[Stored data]
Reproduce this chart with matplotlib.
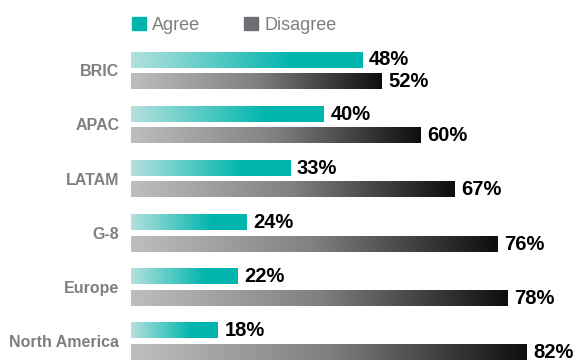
import matplotlib

matplotlib.use("Agg")
import matplotlib.pyplot as plt
import numpy as np
from matplotlib.colors import LinearSegmentedColormap
from matplotlib.patches import Patch

regions = ["BRIC", "APAC", "LATAM", "G-8", "Europe", "North America"]
agree = [48, 40, 33, 24, 22, 18]
disagree = [52, 60, 67, 76, 78, 82]
series_names = ["Agree", "Disagree"]

TEAL = "#00b5ad"
DARK = "#6d6e71"
LABEL_GREY = "#7f7f7f"

teal_cmap = LinearSegmentedColormap.from_list(
    "teal_fade", [(0.0, "#b4e1de"), (0.7, TEAL), (1.0, TEAL)]
)
grey_cmap = LinearSegmentedColormap.from_list(
    "grey_fade", [(0.0, "#bdbec0"), (0.5, "#808083"), (1.0, "#0e0e0e")]
)

plt.rcParams["font.family"] = ["Liberation Sans", "DejaVu Sans"]

fig = plt.figure(figsize=(5.76, 3.63), dpi=100)
ax = fig.add_axes([0.2274, 0.0, 0.7726, 1.0])
ax.axis("off")

ramp = np.linspace(0, 1, 256).reshape(1, -1)
bar_h = 0.28
offset = 0.2


def gradient_bar(y, value, cmap):
    ax.imshow(
        ramp,
        cmap=cmap,
        aspect="auto",
        interpolation="bilinear",
        extent=(0, value, y + bar_h / 2, y - bar_h / 2),
        zorder=2,
    )


for i, (name, a, d) in enumerate(zip(regions, agree, disagree)):
    gradient_bar(i - offset, a, teal_cmap)
    gradient_bar(i + offset, d, grey_cmap)
    ax.text(a + 1.4, i - offset, f"{a}%", ha="left", va="center",
            fontsize=14.5, fontweight="bold", color="black")
    ax.text(d + 1.4, i + offset, f"{d}%", ha="left", va="center",
            fontsize=14.5, fontweight="bold", color="black")
    ax.text(-2.4, i + 0.02, name, ha="right", va="center",
            fontsize=11.5, fontweight="bold", color=LABEL_GREY)

ax.set_xlim(0, 92.3)
ax.set_ylim(5.397, -1.3066)

handles = [Patch(color=TEAL), Patch(color=DARK)]
leg = fig.legend(
    handles, series_names, loc="upper left", bbox_to_anchor=(0.201, 0.998),
    ncol=2, frameon=False, fontsize=13, handlelength=0.75, handleheight=0.75,
    handletextpad=0.35, columnspacing=2.45,
)
for t in leg.get_texts():
    t.set_color(LABEL_GREY)

fig.savefig("out.png", dpi=100)
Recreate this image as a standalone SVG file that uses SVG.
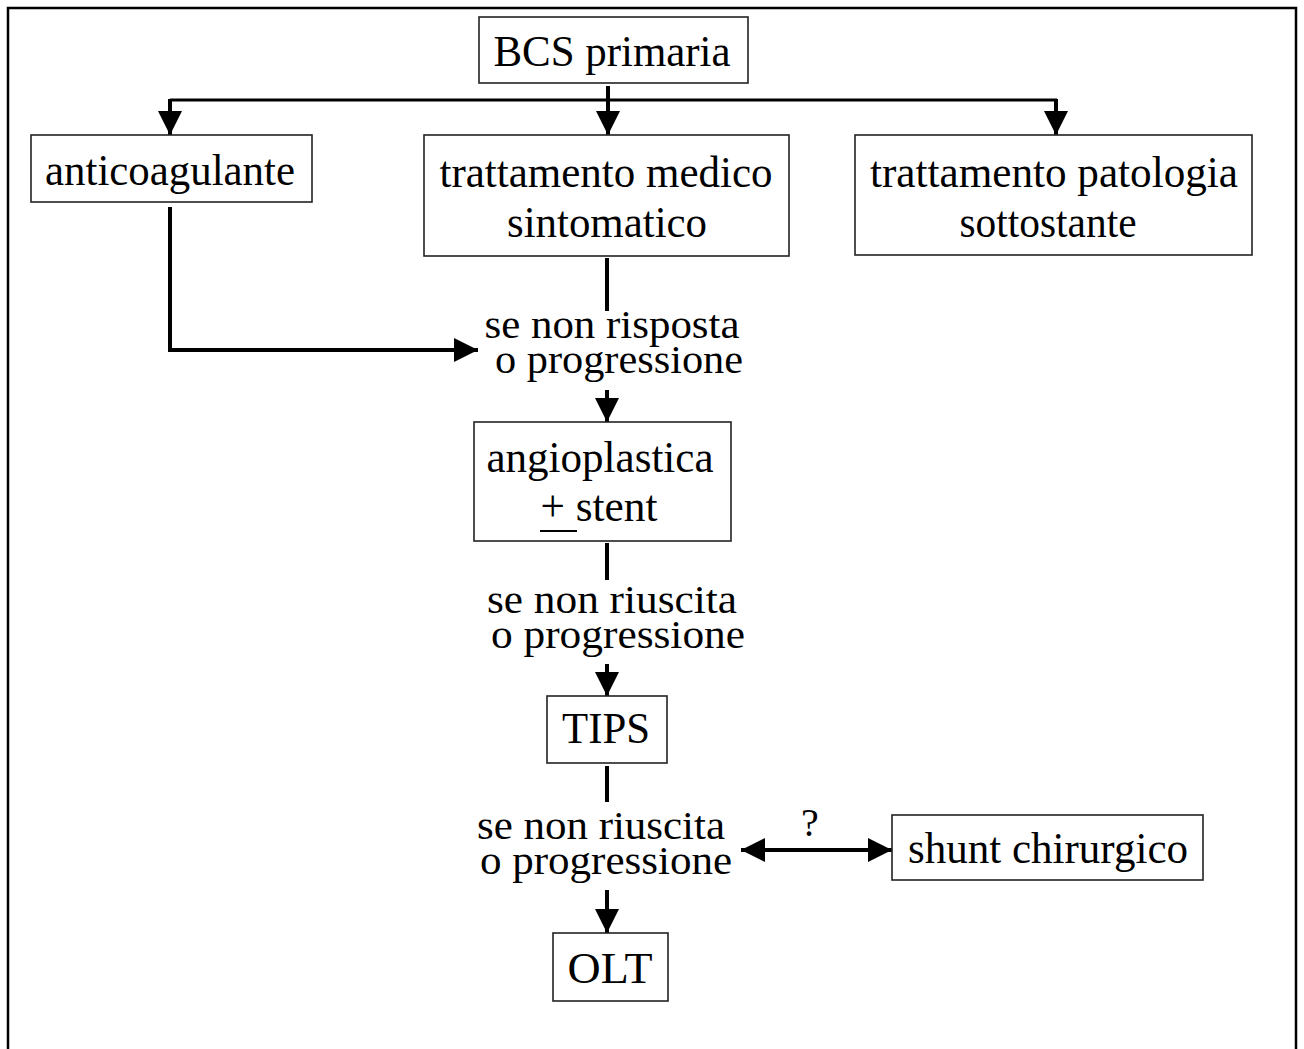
<svg xmlns="http://www.w3.org/2000/svg" width="1304" height="1049" viewBox="0 0 1304 1049">
<style>
.box{fill:#fff;stroke:#222;stroke-width:1.6}
.t{font-family:"Liberation Serif","Times New Roman",serif;font-size:44px;fill:#000;text-anchor:middle}
.l{font-size:40px}
.c{fill:none;stroke:#000;stroke-width:4}
.thin{fill:none;stroke:#000;stroke-width:3}
</style>
<defs>
<marker id="ah" markerUnits="userSpaceOnUse" markerWidth="24" markerHeight="24" refX="24" refY="12" orient="auto">
<path d="M0,0 L24,12 L0,24 z" fill="#000"/>
</marker>
<marker id="as" markerUnits="userSpaceOnUse" markerWidth="24" markerHeight="24" refX="0" refY="12" orient="auto">
<path d="M24,0 L0,12 L24,24 z" fill="#000"/>
</marker>
</defs>
<rect width="1304" height="1049" fill="#fff"/>
<path d="M8,1049 L8,8 L1296,8 L1296,1049" fill="none" stroke="#000" stroke-width="2.5"/>

<g id="connectors">
<path class="c" d="M608,86 L608,135" marker-end="url(#ah)"/>
<path class="thin" d="M170,100 L1057,100"/>
<path class="c" d="M170,99 L170,135" marker-end="url(#ah)"/>
<path class="c" d="M1056,99 L1056,135" marker-end="url(#ah)"/>
<path class="c" d="M170,207 L170,350 L478,350" marker-end="url(#ah)"/>
<path class="c" d="M607,258 L607,311"/>
<path class="c" d="M607,390 L607,422" marker-end="url(#ah)"/>
<path class="c" d="M607,543 L607,580"/>
<path class="c" d="M607,664 L607,696" marker-end="url(#ah)"/>
<path class="c" d="M607,766 L607,802"/>
<path class="c" d="M607,890 L607,933" marker-end="url(#ah)"/>
<path class="c" d="M741,850 L892,850" marker-start="url(#as)" marker-end="url(#ah)"/>
</g>

<g id="label-risposta">
<text class="t l"><tspan x="612" y="338" textLength="255" lengthAdjust="spacingAndGlyphs">se non risposta</tspan><tspan x="619" y="373" textLength="248" lengthAdjust="spacingAndGlyphs">o progressione</tspan></text>
</g>
<g id="label-riuscita1">
<text class="t l"><tspan x="612" y="613" textLength="250" lengthAdjust="spacingAndGlyphs">se non riuscita</tspan><tspan x="618" y="648" textLength="254" lengthAdjust="spacingAndGlyphs">o progressione</tspan></text>
</g>
<g id="label-riuscita2">
<text class="t l"><tspan x="601" y="839" textLength="248" lengthAdjust="spacingAndGlyphs">se non riuscita</tspan><tspan x="606" y="874" textLength="252" lengthAdjust="spacingAndGlyphs">o progressione</tspan></text>
</g>
<g id="label-question">
<text class="t l" x="810" y="836">?</text>
</g>

<g id="bcs">
<rect class="box" x="479" y="17" width="269" height="66"/>
<text class="t" x="612" y="66" textLength="237" lengthAdjust="spacingAndGlyphs">BCS primaria</text>
</g>
<g id="anticoagulante">
<rect class="box" x="31" y="135" width="281" height="67"/>
<text class="t" x="170" y="185" textLength="250" lengthAdjust="spacingAndGlyphs">anticoagulante</text>
</g>
<g id="trattamento-medico">
<rect class="box" x="424" y="135" width="365" height="121"/>
<text class="t"><tspan x="606" y="187" textLength="333" lengthAdjust="spacingAndGlyphs">trattamento medico</tspan><tspan x="607" y="237" textLength="200" lengthAdjust="spacingAndGlyphs">sintomatico</tspan></text>
</g>
<g id="trattamento-patologia">
<rect class="box" x="855" y="135" width="397" height="120"/>
<text class="t"><tspan x="1054" y="187" textLength="368" lengthAdjust="spacingAndGlyphs">trattamento patologia</tspan><tspan x="1048" y="237" textLength="177" lengthAdjust="spacingAndGlyphs">sottostante</tspan></text>
</g>
<g id="angioplastica">
<rect class="box" x="474" y="422" width="257" height="119"/>
<text class="t"><tspan x="600" y="472" textLength="227" lengthAdjust="spacingAndGlyphs">angioplastica</tspan><tspan x="599" y="521" textLength="117" lengthAdjust="spacingAndGlyphs">+ stent</tspan></text>
<line x1="540" y1="531" x2="577" y2="531" stroke="#000" stroke-width="2"/>
</g>
<g id="tips">
<rect class="box" x="547" y="696" width="120" height="67"/>
<text class="t" x="606" y="743" textLength="88" lengthAdjust="spacingAndGlyphs">TIPS</text>
</g>
<g id="shunt">
<rect class="box" x="892" y="815" width="311" height="65"/>
<text class="t" x="1048" y="863" textLength="280" lengthAdjust="spacingAndGlyphs">shunt chirurgico</text>
</g>
<g id="olt">
<rect class="box" x="553" y="933" width="115" height="68"/>
<text class="t" x="610" y="983" textLength="85" lengthAdjust="spacingAndGlyphs">OLT</text>
</g>
</svg>
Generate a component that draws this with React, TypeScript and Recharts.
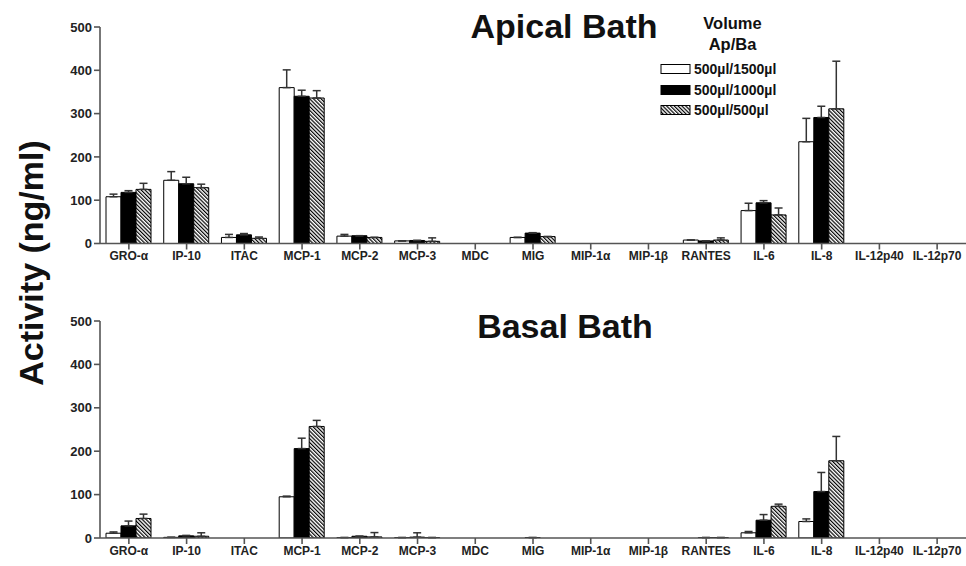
import React from 'react';
import { BarChart, Bar, XAxis, YAxis, ErrorBar, Legend } from 'recharts';

const categories = ['GRO-α', 'IP-10', 'ITAC', 'MCP-1', 'MCP-2', 'MCP-3', 'MDC', 'MIG', 'MIP-1α', 'MIP-1β', 'RANTES', 'IL-6', 'IL-8', 'IL-12p40', 'IL-12p70'];
const seriesNames = ['500µl/1500µl', '500µl/1000µl', '500µl/500µl'];
const yTicks = [0, 100, 200, 300, 400, 500];

// Apical bath
const apical1500 = [108, 146, 14, 360, 17, 6, 0, 14, 0, 0, 8, 76, 235, 0, 0];
const apical1500Err = [6, 20, 7, 41, 4, 0, 0, 0, 0, 0, 0, 17, 54, 0, 0];
const apical1000 = [118, 138, 20, 340, 18, 7, 0, 24, 0, 0, 6, 94, 291, 0, 0];
const apical1000Err = [4, 15, 3, 14, 0, 0, 0, 1, 0, 0, 0, 5, 26, 0, 0];
const apical500 = [125, 129, 12, 336, 14, 5, 0, 16, 0, 0, 8, 66, 311, 0, 0];
const apical500Err = [14, 8, 3, 17, 0, 8, 0, 0, 0, 0, 5, 16, 110, 0, 0];

// Basal bath
const basal1500 = [11, 1.5, 0, 95, 1, 1, 0, 0, 0, 0, 0, 12, 38, 0, 0];
const basal1500Err = [3, 0, 0, 1.5, 0, 0, 0, 0, 0, 0, 0, 3, 6, 0, 0];
const basal1000 = [28, 5, 0, 206, 4, 2, 0, 1, 0, 0, 1, 41, 107, 0, 0];
const basal1000Err = [11, 1, 0, 24, 0, 10, 0, 0, 0, 0, 0, 13, 44, 0, 0];
const basal500 = [45, 4, 0, 257, 2.5, 1, 0, 0, 0, 0, 1, 73, 178, 0, 0];
const basal500Err = [10, 8, 0, 14, 10, 0, 0, 0, 0, 0, 0, 5, 56, 0, 0];

const build = (a: number[], ae: number[], b: number[], be: number[], c: number[], ce: number[]) =>
  categories.map((name, i) => ({
    name,
    s1: a[i], e1: [0, ae[i]],
    s2: b[i], e2: [0, be[i]],
    s3: c[i], e3: [0, ce[i]],
  }));

const apicalData = build(apical1500, apical1500Err, apical1000, apical1000Err, apical500, apical500Err);
const basalData = build(basal1500, basal1500Err, basal1000, basal1000Err, basal500, basal500Err);

const FONT = '"Liberation Sans", Arial, Helvetica, sans-serif';
const AXIS = '#555';
const fills = ['#ffffff', '#000000', 'url(#hatch)'];

const LegendContent = () => (
  <div style={{ fontFamily: FONT, fontWeight: 'bold', color: '#111' }}>
    <div style={{ fontSize: 16.5, textAlign: 'center', width: 145, lineHeight: '21px' }}>Volume</div>
    <div style={{ fontSize: 16.5, textAlign: 'center', width: 145, lineHeight: '21px', marginBottom: 4 }}>Ap/Ba</div>
    {seriesNames.map((n, i) => (
      <div key={n} style={{ display: 'flex', alignItems: 'center', height: 20.5 }}>
        <svg width={32} height={12} style={{ marginRight: 2 }}>
          <rect x={1} y={1.5} width={29} height={9} fill={fills[i]} stroke="#000" strokeWidth={1} />
        </svg>
        <span style={{ fontSize: 14 }}>{n}</span>
      </div>
    ))}
  </div>
);

const Panel = ({ data, height, xAxisHeight, showLegend }: { data: any[]; height: number; xAxisHeight: number; showLegend: boolean }) => (
  <BarChart
    width={966}
    height={height}
    data={data}
    margin={{ top: 27, right: 0, left: 0, bottom: 0 }}
    barGap={0}
    barSize={15}
  >
    <XAxis
      dataKey="name"
      interval={0}
      height={xAxisHeight}
      stroke={AXIS}
      strokeWidth={1.6}
      tickSize={6}
      tick={{ fill: '#222', fontSize: 12, fontWeight: 'bold', fontFamily: FONT }}
      padding={{ left: 0, right: 0 }}
    />
    <YAxis
      domain={[0, 500]}
      ticks={yTicks}
      width={100}
      stroke={AXIS}
      strokeWidth={1.6}
      tickSize={6}
      tick={{ fill: '#222', fontSize: 13, fontWeight: 'bold', fontFamily: FONT }}
      allowDataOverflow
    />
    {showLegend && (
      <Legend
        layout="horizontal"
        verticalAlign="middle"
        align="center"
        content={<LegendContent />}
        wrapperStyle={{ position: 'absolute', left: 660, top: 13, width: 160, height: 110 }}
      />
    )}
    {(['s1', 's2', 's3'] as const).map((k, i) => (
      <Bar key={k} dataKey={k} name={seriesNames[i]} fill={fills[i]} stroke="#000" strokeWidth={1} isAnimationActive={false}>
        <ErrorBar dataKey={`e${i + 1}`} width={4} stroke="#333" strokeWidth={1.5} direction="y" />
      </Bar>
    ))}
  </BarChart>
);

export default function App() {
  return (
    <div style={{ position: 'absolute', left: 0, top: 0, width: 966, height: 566, background: '#fff', overflow: 'hidden' }}>
      <svg width={0} height={0} style={{ position: 'absolute' }}>
        <defs>
          <pattern id="hatch" patternUnits="userSpaceOnUse" width={2.7} height={2.7} patternTransform="rotate(-45)">
            <rect x={0} y={0} width={2.7} height={2.7} fill="#fff" />
            <rect x={0} y={0} width={1.2} height={2.7} fill="#000" />
          </pattern>
        </defs>
      </svg>
      <div style={{ position: 'absolute', left: 0, top: 0 }}>
        <Panel data={apicalData} height={283.5} xAxisHeight={40} showLegend={true} />
      </div>
      <div style={{ position: 'absolute', left: 0, top: 293.5 }}>
        <Panel data={basalData} height={272.5} xAxisHeight={28.5} showLegend={false} />
      </div>
      <svg width={966} height={566} style={{ position: 'absolute', left: 0, top: 0, pointerEvents: 'none' }}>
        <text x={564} y={38} textAnchor="middle" fontFamily={FONT} fontWeight="bold" fontSize={34} fill="#111">Apical Bath</text>
        <text x={565} y={338} textAnchor="middle" fontFamily={FONT} fontWeight="bold" fontSize={34} fill="#111">Basal Bath</text>
        <text x={43} y={263} transform="rotate(-90 43 263)" textAnchor="middle" fontFamily={FONT} fontWeight="bold" fontSize={34} fill="#111">Activity (ng/ml)</text>
      </svg>
    </div>
  );
}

Set task
Tally the lines of the material above that contain the word "React" and report the total alone.

Solution to this exercise
2